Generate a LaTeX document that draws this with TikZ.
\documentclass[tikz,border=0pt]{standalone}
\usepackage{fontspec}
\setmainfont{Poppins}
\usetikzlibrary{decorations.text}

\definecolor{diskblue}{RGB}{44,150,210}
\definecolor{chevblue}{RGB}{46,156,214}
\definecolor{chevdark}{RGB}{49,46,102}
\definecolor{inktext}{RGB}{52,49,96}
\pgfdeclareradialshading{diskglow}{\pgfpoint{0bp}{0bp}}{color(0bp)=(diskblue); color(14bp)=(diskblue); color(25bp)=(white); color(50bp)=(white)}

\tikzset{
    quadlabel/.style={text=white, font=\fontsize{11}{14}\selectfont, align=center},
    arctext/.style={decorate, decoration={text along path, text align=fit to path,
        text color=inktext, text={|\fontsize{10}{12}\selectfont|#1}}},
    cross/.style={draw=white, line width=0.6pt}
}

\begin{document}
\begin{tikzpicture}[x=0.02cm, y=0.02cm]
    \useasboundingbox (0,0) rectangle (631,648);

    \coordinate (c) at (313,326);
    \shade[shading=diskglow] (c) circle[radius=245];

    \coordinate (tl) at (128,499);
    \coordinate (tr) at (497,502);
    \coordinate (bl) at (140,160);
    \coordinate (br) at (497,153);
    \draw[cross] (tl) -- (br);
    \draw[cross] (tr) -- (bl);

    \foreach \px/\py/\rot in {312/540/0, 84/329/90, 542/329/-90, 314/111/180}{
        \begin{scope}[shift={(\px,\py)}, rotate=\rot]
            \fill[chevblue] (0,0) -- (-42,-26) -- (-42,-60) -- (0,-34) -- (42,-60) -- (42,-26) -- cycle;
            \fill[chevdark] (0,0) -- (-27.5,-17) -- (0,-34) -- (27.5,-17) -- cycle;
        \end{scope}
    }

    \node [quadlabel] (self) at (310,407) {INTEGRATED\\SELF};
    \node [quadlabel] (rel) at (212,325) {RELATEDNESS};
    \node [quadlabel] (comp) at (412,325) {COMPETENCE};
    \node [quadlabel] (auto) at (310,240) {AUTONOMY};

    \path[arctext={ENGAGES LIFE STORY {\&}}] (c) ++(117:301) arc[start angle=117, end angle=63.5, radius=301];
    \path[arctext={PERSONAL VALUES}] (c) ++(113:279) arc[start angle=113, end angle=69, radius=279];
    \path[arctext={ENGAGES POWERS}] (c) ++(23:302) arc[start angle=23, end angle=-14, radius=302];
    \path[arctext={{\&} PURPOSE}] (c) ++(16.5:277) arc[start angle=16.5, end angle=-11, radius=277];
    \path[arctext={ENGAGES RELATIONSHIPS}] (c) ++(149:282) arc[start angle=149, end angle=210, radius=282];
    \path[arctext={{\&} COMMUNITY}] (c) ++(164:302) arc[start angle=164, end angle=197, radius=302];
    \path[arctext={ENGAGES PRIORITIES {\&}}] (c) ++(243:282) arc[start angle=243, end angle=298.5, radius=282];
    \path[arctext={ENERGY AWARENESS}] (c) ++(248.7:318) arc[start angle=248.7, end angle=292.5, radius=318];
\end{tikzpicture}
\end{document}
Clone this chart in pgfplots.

○ ○ ○ ○

» **Given exercise**
Type the material above out again, exactly.

» **Exercise response**
Generate a LaTeX document that draws this with TikZ.
\documentclass[tikz,border=0pt]{standalone}
\usepackage{fontspec}
\setmainfont{Poppins}
\usetikzlibrary{decorations.text}

\definecolor{diskblue}{RGB}{44,150,210}
\definecolor{chevblue}{RGB}{46,156,214}
\definecolor{chevdark}{RGB}{49,46,102}
\definecolor{inktext}{RGB}{52,49,96}
\pgfdeclareradialshading{diskglow}{\pgfpoint{0bp}{0bp}}{color(0bp)=(diskblue); color(14bp)=(diskblue); color(25bp)=(white); color(50bp)=(white)}

\tikzset{
    quadlabel/.style={text=white, font=\fontsize{11}{14}\selectfont, align=center},
    arctext/.style={decorate, decoration={text along path, text align=fit to path,
        text color=inktext, text={|\fontsize{10}{12}\selectfont|#1}}},
    cross/.style={draw=white, line width=0.6pt}
}

\begin{document}
\begin{tikzpicture}[x=0.02cm, y=0.02cm]
    \useasboundingbox (0,0) rectangle (631,648);

    \coordinate (c) at (313,326);
    \shade[shading=diskglow] (c) circle[radius=245];

    \coordinate (tl) at (128,499);
    \coordinate (tr) at (497,502);
    \coordinate (bl) at (140,160);
    \coordinate (br) at (497,153);
    \draw[cross] (tl) -- (br);
    \draw[cross] (tr) -- (bl);

    \foreach \px/\py/\rot in {312/540/0, 84/329/90, 542/329/-90, 314/111/180}{
        \begin{scope}[shift={(\px,\py)}, rotate=\rot]
            \fill[chevblue] (0,0) -- (-42,-26) -- (-42,-60) -- (0,-34) -- (42,-60) -- (42,-26) -- cycle;
            \fill[chevdark] (0,0) -- (-27.5,-17) -- (0,-34) -- (27.5,-17) -- cycle;
        \end{scope}
    }

    \node [quadlabel] (self) at (310,407) {INTEGRATED\\SELF};
    \node [quadlabel] (rel) at (212,325) {RELATEDNESS};
    \node [quadlabel] (comp) at (412,325) {COMPETENCE};
    \node [quadlabel] (auto) at (310,240) {AUTONOMY};

    \path[arctext={ENGAGES LIFE STORY {\&}}] (c) ++(117:301) arc[start angle=117, end angle=63.5, radius=301];
    \path[arctext={PERSONAL VALUES}] (c) ++(113:279) arc[start angle=113, end angle=69, radius=279];
    \path[arctext={ENGAGES POWERS}] (c) ++(23:302) arc[start angle=23, end angle=-14, radius=302];
    \path[arctext={{\&} PURPOSE}] (c) ++(16.5:277) arc[start angle=16.5, end angle=-11, radius=277];
    \path[arctext={ENGAGES RELATIONSHIPS}] (c) ++(149:282) arc[start angle=149, end angle=210, radius=282];
    \path[arctext={{\&} COMMUNITY}] (c) ++(164:302) arc[start angle=164, end angle=197, radius=302];
    \path[arctext={ENGAGES PRIORITIES {\&}}] (c) ++(243:282) arc[start angle=243, end angle=298.5, radius=282];
    \path[arctext={ENERGY AWARENESS}] (c) ++(248.7:318) arc[start angle=248.7, end angle=292.5, radius=318];
\end{tikzpicture}
\end{document}
Clone this chart in pgfplots.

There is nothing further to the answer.